As I have been spending a lot of time thinking about writing as a craft, I have also been reading about writing and writers.
In Pity The Reader, Suzanne McConnell writes about Kurt Vonnegut’s lessons on writing, and what she herself has learned. It’s an odd choice for me, given I’ve always meant to read Vonnegut but haven’t gotten around to it.
I picked it up during a visit to the Drama Book Shop in New York, which is a place that can fill a creative person head and blood with ideas and dreams.
In particular, I have been fascinated by a section of Pity The Reader in which McConnell mentions that she herself has taught a literature course to health care professionals–because of the power of reading to increase empathy.
The more we read, the better able we are to put ourselves in others’ shoes.
It also brought to mind a recent post I saw from writer Jen Sookfong Lee about the book Denison Avenue and the way it was critiqued on Canada Reads.
Jen Sookfong Lee’s own book Superfan was very meaningful to me in the ways that we were similar in pop culture icons but lived very different lives.
Her posts on Denison Avenue were interesting to me because I had previously heard Naheed Nenshi, the books champion, and its author Christina Wong on CBC radio together.
The interview made me want to pick up a copy of the book immediately. Sookfong Lee’s defence of it even more. What are books for if not to allow us to experience something we cannot experience in any other way?
In Canada we have a high literacy rate. The total literacy rate in the country is steady at about 99 per cent, which means that almost all of us can read and write. However, almost 50 per cent of Canadian adults score below high-school level literacy.
From ABC Life Literacy Canada:
Research shows that adults who have inadequate literacy skills are more likely to have poorer overall health, lower salaries, and lower levels of participation in their community.
In our world right now, in Canada and, I think, the United States, communities are a bit fractured. People are scared and angry, and they’re being told that their worldview is being challenged or threatened and that makes them more angry and more scared.
Overwhelmingly, most people don’t have the extreme opinion on any given topic, only the loudest ones, the angriest ones, and the ones who are the most threatened.

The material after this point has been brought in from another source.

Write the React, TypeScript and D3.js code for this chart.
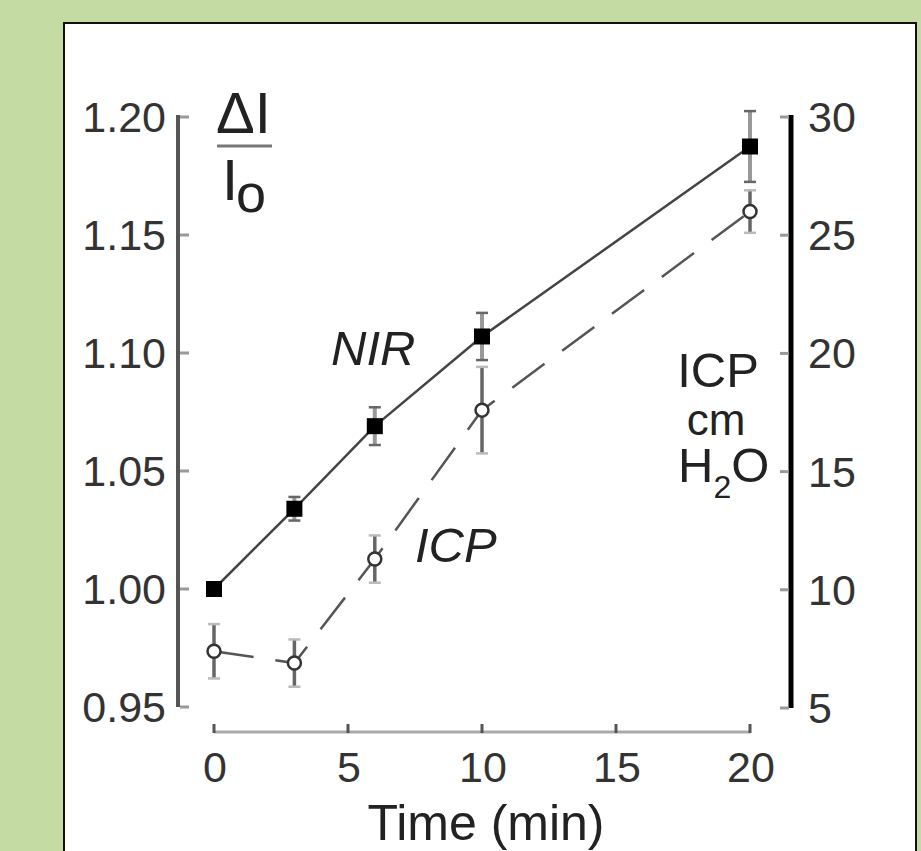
import React from 'react';
import * as d3 from 'd3';

// values
const times = [0, 3, 6, 10, 20];
const nir = [1.0, 1.034, 1.069, 1.107, 1.1875];
const nirErr = [0, 0.005, 0.008, 0.01, 0.015];
const icp = [7.4, 6.9, 11.3, 17.6, 26.0];
const icpErr = [1.15, 1.0, 1.0, 1.83, 0.9];

const leftTicks = [0.95, 1.0, 1.05, 1.1, 1.15, 1.2];
const rightTicks = [5, 10, 15, 20, 25, 30];
const timeTicks = [0, 5, 10, 15, 20];

const FONT = '"Liberation Sans", Arial, Helvetica, sans-serif';

const App = () => {
  const x = d3.scaleLinear().domain([0, 20]).range([214, 750]);
  const yL = d3.scaleLinear().domain([0.95, 1.2]).range([707, 117]);
  const yR = d3.scaleLinear().domain([5, 30]).range([708, 117]);

  const nirLine = d3.line<number>()
    .x((d, i) => x(times[i]))
    .y(d => yL(d));
  const icpLine = d3.line<number>()
    .x((d, i) => x(times[i]))
    .y(d => yR(d));

  return (
    <svg width={921} height={851} style={{ position: 'absolute', left: 0, top: 0 }} fontFamily={FONT}>
      <rect x={0} y={0} width={921} height={851} fill="#c4dca4" />
      <rect x={64} y={23} width={852} height={840} fill="#fff" stroke="#111" strokeWidth={2} />

      {/* left axis */}
      <line x1={178} x2={178} y1={yL(1.2) - 2} y2={yL(0.95)} stroke="#555" strokeWidth={4} />
      {leftTicks.map(t => (
        <g key={t}>
          <line x1={180} x2={189} y1={yL(t)} y2={yL(t)} stroke="#999" strokeWidth={3} />
          <text x={166} y={yL(t) + 15} fontSize={43} textAnchor="end" fill="#333">{t.toFixed(2)}</text>
        </g>
      ))}

      {/* right axis */}
      <line x1={791} x2={791} y1={yR(30) - 2} y2={yR(5)} stroke="#000" strokeWidth={5} />
      {rightTicks.map(t => (
        <g key={t}>
          <line x1={780} x2={789} y1={yR(t)} y2={yR(t)} stroke="#999" strokeWidth={3} />
          <text x={808} y={yR(t) + 15} fontSize={43} fill="#333">{t}</text>
        </g>
      ))}

      {/* bottom axis */}
      <line x1={x(0)} x2={x(20)} y1={732} y2={732} stroke="#aaa" strokeWidth={3} />
      {timeTicks.map(t => (
        <g key={t}>
          <line x1={x(t)} x2={x(t)} y1={724} y2={733} stroke="#555" strokeWidth={3} />
          <text x={x(t) + 1} y={782} fontSize={43} textAnchor="middle" fill="#333">{t}</text>
        </g>
      ))}
      <text x={486} y={840} fontSize={50} textAnchor="middle" fill="#222">Time (min)</text>

      {/* y label ΔI / Io */}
      <text x={216} y={133} fontSize={58} fill="#222">ΔI</text>
      <line x1={217} x2={272} y1={146} y2={146} stroke="#777" strokeWidth={3} />
      <text x={222} y={200} fontSize={58} fill="#222">I</text>
      <text x={236} y={212} fontSize={54} fill="#222">o</text>

      {/* right label */}
      <text x={718} y={387} fontSize={49} textAnchor="middle" fill="#222">ICP</text>
      <text x={716} y={435} fontSize={44} textAnchor="middle" fill="#222">cm</text>
      <text x={678} y={482} fontSize={49} fill="#222">H<tspan fontSize={32} dy={16}>2</tspan><tspan dy={-16} fontSize={49}>O</tspan></text>

      {/* series labels */}
      <text x={331} y={365} fontSize={49} fontStyle="italic" fill="#222">NIR</text>
      <text x={415} y={562} fontSize={49} fontStyle="italic" fill="#222">ICP</text>

      {/* ICP dashed line */}
      <path d={icpLine(icp) || ''} fill="none" stroke="#555" strokeWidth={2.5} strokeDasharray="40 22" />
      {icp.map((v, i) => (
        <g key={'icp' + i}>
          <line x1={x(times[i])} x2={x(times[i])} y1={yR(v + icpErr[i])} y2={yR(v - icpErr[i])} stroke="#666" strokeWidth={3.5} />
          <line x1={x(times[i]) - 6} x2={x(times[i]) + 6} y1={yR(v + icpErr[i])} y2={yR(v + icpErr[i])} stroke="#bbb" strokeWidth={2.5} />
          <line x1={x(times[i]) - 6} x2={x(times[i]) + 6} y1={yR(v - icpErr[i])} y2={yR(v - icpErr[i])} stroke="#bbb" strokeWidth={2.5} />
          <circle cx={x(times[i])} cy={yR(v)} r={6.5} fill="#fff" stroke="#333" strokeWidth={2.5} />
        </g>
      ))}

      {/* NIR solid line */}
      <path d={nirLine(nir) || ''} fill="none" stroke="#444" strokeWidth={2.5} />
      {nir.map((v, i) => (
        <g key={'nir' + i}>
          {nirErr[i] > 0 && (
            <>
              <line x1={x(times[i])} x2={x(times[i])} y1={yL(v + nirErr[i])} y2={yL(v - nirErr[i])} stroke="#999" strokeWidth={4} />
              <line x1={x(times[i]) - 6} x2={x(times[i]) + 6} y1={yL(v + nirErr[i])} y2={yL(v + nirErr[i])} stroke="#666" strokeWidth={2.5} />
              <line x1={x(times[i]) - 6} x2={x(times[i]) + 6} y1={yL(v - nirErr[i])} y2={yL(v - nirErr[i])} stroke="#666" strokeWidth={2.5} />
            </>
          )}
          <rect x={x(times[i]) - 8} y={yL(v) - 8} width={16} height={16} fill="#000" />
        </g>
      ))}
    </svg>
  );
};

export default App;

Overwhelmingly, when presented with a real person in a real situation, most people can feel empathy. The over-arching concept of abortion that they’ve been sold makes them furious, but the real woman who will die without one takes them aback.
They hate ‘the gays’ but then they meet someone who is just like them, living their life, someone they become friends with and whoops find out that guy is gay. But he’s so… normal?
Books can bring that normal to life in a wide-ranging, far-reaching way. I have been drawn into stories I never could have experiences through the devastation of novels like Five Little Indians by Michelle Good and The Book of Negroes by Lawrence Hill, which was re-titled Someone Knows My Name when it was published in the US, but was named after an actual list of slaves who escaped to British territory during the American Revolution, and settled in Nova Scotia.
A list that is part of the history of my country that I had never, ever heard of until I read this book. The book was created at the request of Sir Guy Carleton, and there is a school in my city named after him, but no history of Black slaves coming to Canada was ever taught to me.
I didn’t know until years after I graduated high school that the last residential school in Canada — the schools that caused the tragic outcomes of the characters in Five Little Indians — closed while I was still in high school.
1996
Not ancient history.
Demon Copperhead took me into a town destroyed by opioids and showed me how easy they make it to become addicted and how hard to stop once you start. How poverty can define everything part of your life no matter what your circumstances.
And that is the life some people are staring down when someone with big promises offers them easy answers. Someone who tells them that he understands their anger, that life is unfair, and gives them someone to blame, instead of making them feel stupid.
It’s no coincidence that these people selling them these promises is also banning books and limiting education. It’s a feature.